Barbara Jones Slater, the track and field star who became the youngest Olympic athletics gold medalist at age 15 in 1952, coached the Rogers Raiderettes pom-pom team from 1978 to 1984. Slater, 80, is returning to Michigan City along with several former Raiderettes for a reunion that will feature a meet-and-greet and health fair and kick off the scholarship foundation Slater is starting.
The inaugural scholarship award, $5,000, will be awarded to a senior attending Michigan City High School who’s already been accepted into college, according to Regina Burks-Holloman, a former Raiderette and member of the event planning committee.

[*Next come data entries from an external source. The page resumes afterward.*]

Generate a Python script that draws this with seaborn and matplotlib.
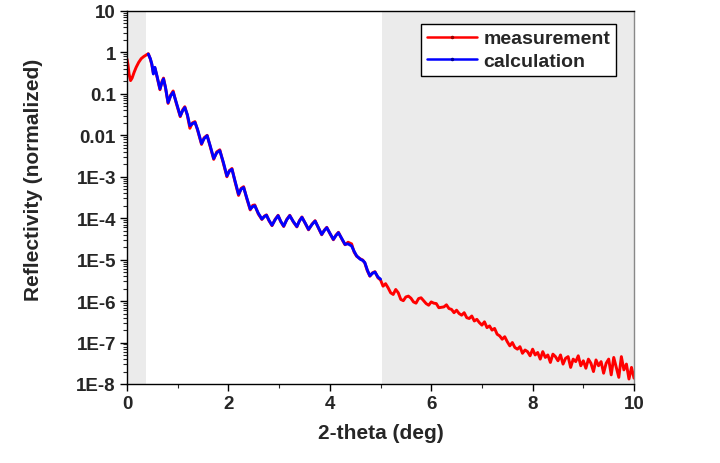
import numpy as np
import pandas as pd
import matplotlib
matplotlib.use("Agg")
import matplotlib.pyplot as plt
import seaborn as sns
from matplotlib.lines import Line2D
from matplotlib.ticker import LogLocator, MultipleLocator, NullFormatter

# Data (reflectivity stored as log10 values)
head_x = [0.0, 0.02, 0.04, 0.07, 0.10, 0.14, 0.18, 0.23, 0.28, 0.33, 0.38]
head_log = [-0.16, -0.30, -0.52, -0.68, -0.62, -0.48, -0.36, -0.24, -0.15, -0.10, -0.06]

calc_x = [0.42, 0.46, 0.49, 0.52, 0.55, 0.59, 0.65, 0.69, 0.72, 0.76,
          0.81, 0.86, 0.91, 0.97, 1.05, 1.10, 1.14, 1.19, 1.24, 1.29,
          1.34, 1.39, 1.47, 1.52, 1.58, 1.64, 1.71, 1.77, 1.83, 1.90,
          1.97, 2.02, 2.07, 2.13, 2.20, 2.25, 2.30, 2.36, 2.43, 2.48,
          2.52, 2.59, 2.66, 2.71, 2.75, 2.80, 2.86, 2.92, 2.98, 3.03,
          3.09, 3.15, 3.21, 3.28, 3.35, 3.40, 3.45, 3.52, 3.58, 3.65,
          3.71, 3.78, 3.84, 3.89, 3.94, 4.01, 4.07, 4.12, 4.17, 4.24,
          4.30, 4.36, 4.43, 4.48, 4.53, 4.60, 4.65, 4.69, 4.74, 4.79,
          4.84, 4.89, 4.95, 5.00]
calc_log = [-0.04, -0.15, -0.28, -0.52, -0.36, -0.56, -0.88, -0.72, -0.64, -0.85,
            -1.21, -1.05, -0.96, -1.20, -1.53, -1.40, -1.33, -1.50, -1.77, -1.72,
            -1.69, -1.85, -2.20, -2.08, -2.01, -2.25, -2.56, -2.42, -2.37, -2.65,
            -2.98, -2.86, -2.82, -3.10, -3.42, -3.30, -3.26, -3.50, -3.78, -3.72,
            -3.70, -3.88, -4.02, -3.96, -3.93, -4.05, -4.17, -4.04, -3.94, -4.07,
            -4.19, -4.04, -3.94, -4.08, -4.20, -4.07, -3.98, -4.13, -4.27, -4.15,
            -4.07, -4.24, -4.39, -4.30, -4.23, -4.38, -4.51, -4.42, -4.35, -4.50,
            -4.63, -4.62, -4.67, -4.80, -4.91, -4.99, -5.02, -5.07, -5.25, -5.39,
            -5.33, -5.30, -5.42, -5.47]
meas_mid_log = [-0.03, -0.16, -0.30, -0.50, -0.38, -0.58, -0.90, -0.70, -0.62, -0.86,
                -1.23, -1.03, -0.93, -1.22, -1.55, -1.38, -1.31, -1.52, -1.83, -1.70,
                -1.67, -1.87, -2.22, -2.06, -2.00, -2.27, -2.58, -2.40, -2.35, -2.67,
                -3.00, -2.85, -2.80, -3.12, -3.45, -3.28, -3.24, -3.52, -3.80, -3.69,
                -3.68, -3.90, -4.03, -3.95, -3.92, -4.06, -4.18, -4.03, -3.93, -4.08,
                -4.20, -4.03, -3.93, -4.09, -4.21, -4.06, -3.97, -4.14, -4.28, -4.14,
                -4.06, -4.25, -4.40, -4.29, -4.22, -4.39, -4.52, -4.41, -4.34, -4.51,
                -4.64, -4.58, -4.62, -4.82, -4.92, -4.98, -5.01, -5.08, -5.27, -5.40,
                -5.32, -5.29, -5.44, -5.49]

tail_x = [5.05, 5.10, 5.15, 5.20, 5.25, 5.30, 5.35, 5.40, 5.45, 5.50,
          5.55, 5.60, 5.65, 5.70, 5.75, 5.80, 5.85, 5.90, 5.95, 6.00,
          6.05, 6.10, 6.15, 6.20, 6.25, 6.30, 6.35, 6.40, 6.45, 6.50,
          6.55, 6.60, 6.65, 6.70, 6.75, 6.80, 6.85, 6.90, 6.95, 7.00,
          7.05, 7.10, 7.15, 7.20, 7.25, 7.30, 7.35, 7.40, 7.45, 7.50,
          7.55, 7.60, 7.65, 7.70, 7.75, 7.80, 7.85, 7.90, 7.95, 8.00,
          8.05, 8.10, 8.15, 8.20, 8.25, 8.30, 8.35, 8.40, 8.45, 8.50,
          8.55, 8.60, 8.65, 8.70, 8.75, 8.80, 8.85, 8.90, 8.95, 9.00,
          9.05, 9.10, 9.15, 9.20, 9.25, 9.30, 9.35, 9.40, 9.45, 9.50,
          9.55, 9.60, 9.65, 9.70, 9.75, 9.80, 9.85, 9.90, 9.95, 10.00]
tail_log = [-5.64, -5.58, -5.68, -5.80, -5.84, -5.72, -5.80, -5.96, -5.99, -5.90,
            -5.88, -5.93, -6.02, -6.05, -5.94, -5.92, -5.99, -6.06, -6.10, -6.02,
            -6.05, -6.06, -6.16, -6.15, -6.14, -6.09, -6.18, -6.20, -6.28, -6.22,
            -6.30, -6.34, -6.28, -6.40, -6.42, -6.36, -6.48, -6.44, -6.52, -6.58,
            -6.50, -6.64, -6.60, -6.70, -6.66, -6.80, -6.84, -6.92, -6.86, -6.98,
            -7.08, -7.00, -7.12, -7.16, -7.10, -7.26, -7.18, -7.22, -7.32, -7.16,
            -7.30, -7.24, -7.40, -7.22, -7.36, -7.30, -7.48, -7.28, -7.34, -7.44,
            -7.30, -7.52, -7.38, -7.34, -7.60, -7.40, -7.46, -7.32, -7.56, -7.44,
            -7.62, -7.40, -7.50, -7.70, -7.42, -7.56, -7.46, -7.74, -7.50, -7.40,
            -7.78, -7.36, -7.60, -7.84, -7.34, -7.66, -7.52, -7.88, -7.60, -7.86]

ytick_vals = [10, 1, 0.1, 0.01, 1e-3, 1e-4, 1e-5, 1e-6, 1e-7, 1e-8]
ytick_labels = ["10", "1", "0.1", "0.01", "1E-3", "1E-4", "1E-5", "1E-6", "1E-7", "1E-8"]
xtick_vals = [0, 2, 4, 6, 8, 10]

meas = pd.DataFrame({
    "two_theta": head_x + calc_x + tail_x,
    "refl": 10 ** np.array(head_log + meas_mid_log + tail_log),
})
calc = pd.DataFrame({"two_theta": calc_x, "refl": 10 ** np.array(calc_log)})

sns.set_style("ticks")
plt.rcParams["font.family"] = ["Liberation Sans", "DejaVu Sans"]
plt.rcParams["font.weight"] = "bold"
plt.rcParams["axes.linewidth"] = 1.0

fig = plt.figure(figsize=(7.2, 4.64), dpi=100)
ax = fig.add_axes([0.1764, 0.1703, 0.7042, 0.8039])

# shaded regions
ax.axvspan(0, 0.37, color="#ebebeb", lw=0, zorder=0)
ax.axvspan(5.03, 10, color="#ebebeb", lw=0, zorder=0)

sns.lineplot(data=meas, x="two_theta", y="refl", color="#ff0000", lw=2.1,
             sort=False, estimator=None, ax=ax)
sns.lineplot(data=calc, x="two_theta", y="refl", color="#0000ff", lw=2.1,
             sort=False, estimator=None, ax=ax)

ax.set_yscale("log")
ax.set_xlim(0, 10)
ax.set_ylim(1e-8, 10)
ax.set_yticks(ytick_vals, ytick_labels)
ax.yaxis.set_minor_locator(LogLocator(base=10, subs=np.arange(2, 10), numticks=20))
ax.yaxis.set_minor_formatter(NullFormatter())
ax.set_xticks(xtick_vals)
ax.xaxis.set_minor_locator(MultipleLocator(1))
ax.tick_params(which="major", length=5, width=1, direction="out", labelsize=13.5,
               pad=3, color="black")
ax.tick_params(which="minor", length=3, width=0.8, direction="out")
for t in ax.get_xticklabels() + ax.get_yticklabels():
    t.set_fontweight("bold")

for s in ax.spines.values():
    s.set_color("black")
    s.set_linewidth(1.0)
ax.spines["right"].set_color("#888888")

ax.set_xlabel("2-theta (deg)", fontsize=15, fontweight="bold")
ax.set_ylabel("Reflectivity (normalized)", fontsize=15, fontweight="bold")
ax.xaxis.set_label_coords(0.5, -0.105)
ax.yaxis.set_label_coords(-0.165, 0.55)

handles = [
    Line2D([], [], color="#ff0000", lw=1.8, marker=".", ms=3,
           mfc="#990000", mec="#990000"),
    Line2D([], [], color="#0000ff", lw=1.8, marker=".", ms=3,
           mfc="#000099", mec="#000099"),
]
leg = ax.legend(handles, ["measurement", "calculation"], loc="upper right",
                bbox_to_anchor=(0.9645, 0.965), frameon=True, fancybox=False,
                edgecolor="black", framealpha=1, handlelength=2.6,
                handletextpad=0.3, borderpad=0.3, labelspacing=0.25,
                borderaxespad=0, prop={"weight": "bold", "size": 14})
leg.get_frame().set_linewidth(1.0)

fig.savefig("out.png", dpi=100)
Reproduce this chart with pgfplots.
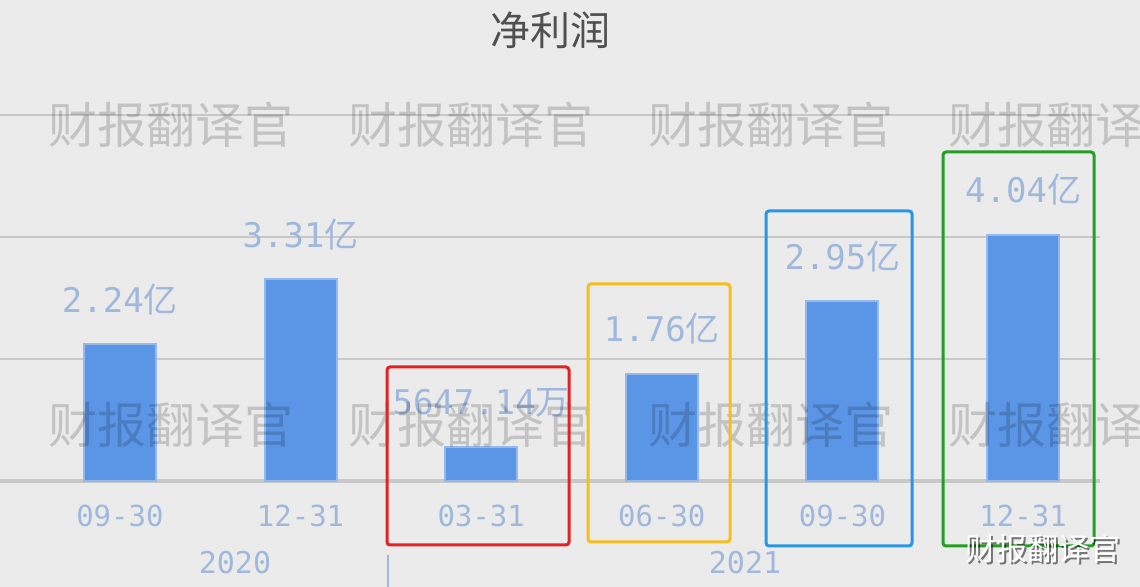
\documentclass[border=0pt]{standalone}
\usepackage{fontspec}
\setmainfont{Noto Sans CJK SC}
\newfontfamily\mono{DejaVu Sans Mono}
\usepackage{pgfplots}
\pgfplotsset{compat=1.18}
\definecolor{bg}{RGB}{235,235,235}
\definecolor{barblue}{RGB}{91,150,230}
\definecolor{baredge}{RGB}{150,185,235}
\definecolor{lbl}{RGB}{160,184,220}
\definecolor{gridc}{RGB}{200,200,200}
\definecolor{titlec}{RGB}{80,80,80}
\definecolor{boxred}{RGB}{225,35,35}
\definecolor{boxyel}{RGB}{245,190,30}
\definecolor{boxblue}{RGB}{40,150,230}
\definecolor{boxgreen}{RGB}{35,160,35}

\begin{document}
\begin{tikzpicture}
\clip (0,0) rectangle (570pt,293.5pt);
\fill[bg] (0,0) rectangle (570pt,293.5pt);
\begin{axis}[
    at={(0pt,53pt)}, anchor=south west,
    scale only axis, width=550pt, height=183pt,
    xmin=-0.664, xmax=5.426, ymin=0, ymax=6,
    clip=false,
    axis line style={draw=none},
    major tick length=0pt,
    ytick={2,4,6}, yticklabels={},
    ymajorgrids, grid style={gridc, line width=1pt},
    extra y ticks={0}, extra y tick labels={},
    extra y tick style={grid style={gridc, line width=2pt}},
    xtick={0,...,5},
    xticklabels={09-30,12-31,03-31,06-30,09-30,12-31},
    xticklabel style={font=\mono\fontsize{14.5}{16}\selectfont, text=lbl, anchor=base, yshift=-23pt},
    ybar, bar width=36pt, bar shift=0pt,
    every node near coord/.append style={font=\fontsize{17}{19}\selectfont, text=lbl, anchor=base, yshift=16pt},
]
% net profit, 亿 yuan
\addplot[fill=barblue, draw=baredge, line width=1pt,
    point meta=explicit symbolic,
    nodes near coords={\mono\pgfplotspointmeta\normalfont 亿}]
    table[meta=y] {
x y
0 2.24
1 3.31
3 1.76
4 2.95
5 4.04
};
% 2021-03-31 in 万 yuan
\addplot[fill=barblue, draw=baredge, line width=1pt,
    nodes near coords={\mono 5647.14\normalfont 万}]
    coordinates {(2,0.564714)};
\end{axis}
\begin{scope}[x=0.5pt, y=-0.5pt, yshift=293.5pt]
\node[text=titlec, font=\fontsize{20}{22}\selectfont] at (550,30) {净利润};
\foreach \X in {48,348,648,948}
  \foreach \Y in {125,425}
    \node[anchor=west, inner sep=0pt, text=black, opacity=0.17, font=\fontsize{24.5}{26}\selectfont] at (\X,\Y) {财报翻译官};
\draw[boxred, line width=1.5pt, rounded corners=1.5pt] (387,367) rectangle (569,545);
\draw[boxyel, line width=1.5pt, rounded corners=1.5pt] (588,284) rectangle (730,542);
\draw[boxblue, line width=1.5pt, rounded corners=1.5pt] (766,211) rectangle (912,546);
\draw[boxgreen, line width=1.5pt, rounded corners=1.5pt] (943,152) rectangle (1094,546);
\node[text=lbl, font=\mono\fontsize{15}{17}\selectfont] at (235,563) {2020};
\node[text=lbl, font=\mono\fontsize{15}{17}\selectfont] at (745,563) {2021};
\draw[lbl, line width=1pt] (388,555) -- (388,587);
\node[text=black, opacity=0.5, font=\fontsize{15.5}{17}\selectfont] at (1045,551) {财报翻译官};
\node[text=white, font=\fontsize{15.5}{17}\selectfont] at (1043,549) {财报翻译官};
\end{scope}
\end{tikzpicture}
\end{document}
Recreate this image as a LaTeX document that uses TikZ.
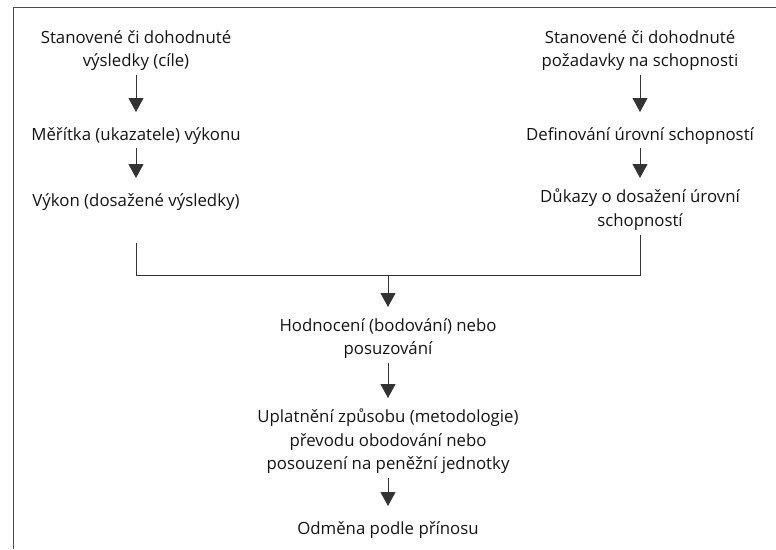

The scholarship was born out of Slater’s respect for education, one of the driving forces in her life after she finished her career as a track star.
Slater broke the world record in the 1952 Olympics in Helsinki, Finland, where she ran in the 4x100-meter relay for the U.S. team. Slater said she missed the 1956 Olympics because of an injury, allowing alternate Wilma Rudolph to take her place.
“The reporters … called me wonderful, fantastic, great, beautiful, all that when I had broken the world’s record,” Slater said. “And when my leg didn’t heal, all of a sudden I was a has-been. I was a fluke.”
Slater proved the naysayers wrong, returning to the Olympics in 1960 and winning gold in the 4x100-meter relay.
But when Slater was teaching and coaching in Michigan City, her students didn’t know she was an Olympian. Slater wanted her daughter, whom she said was exceptional at volleyball and basketball, to be able to get the recognition she deserved without it being credited to Slater’s success.
Slater said her parents kept her grounded and disciplined — something she passed on to her students at Rogers High School. She made sure the Raiderettes were focused on their studies, avoiding trouble and building up their confidence.
The tough love worked, as Raiderettes went on to become lawyers, doctors, teachers and judges, to name a few, according to Slater.
Burks-Holloman, now a behavior specialist, credits Slater’s influence for changing her life. She said she grew up in poverty, one of nine children, and Slater would thus look out for her, packing her lunches when the Raiderettes traveled to different events.
Burks-Holloman, who was a captain for the Raiderettes, said Slater helped her get into college after a guidance counselor told her and other African-American students they likely wouldn’t be accepted anywhere. Slater stood up to the counselor and went a step further, helping Burks-Holloman fill out college applications and FAFSA and paying for application fees and school supplies.
Another former student of Slater’s, Tommy Amico, who choreographed the Raiderettes’ routines and is also on the planning committee, has been working with Slater long after he graduated. Amico said Slater took him under her wing and helped him to the success he has today.
The impact Slater had on her students was the driving force behind the weekend reunion event, according to Amico.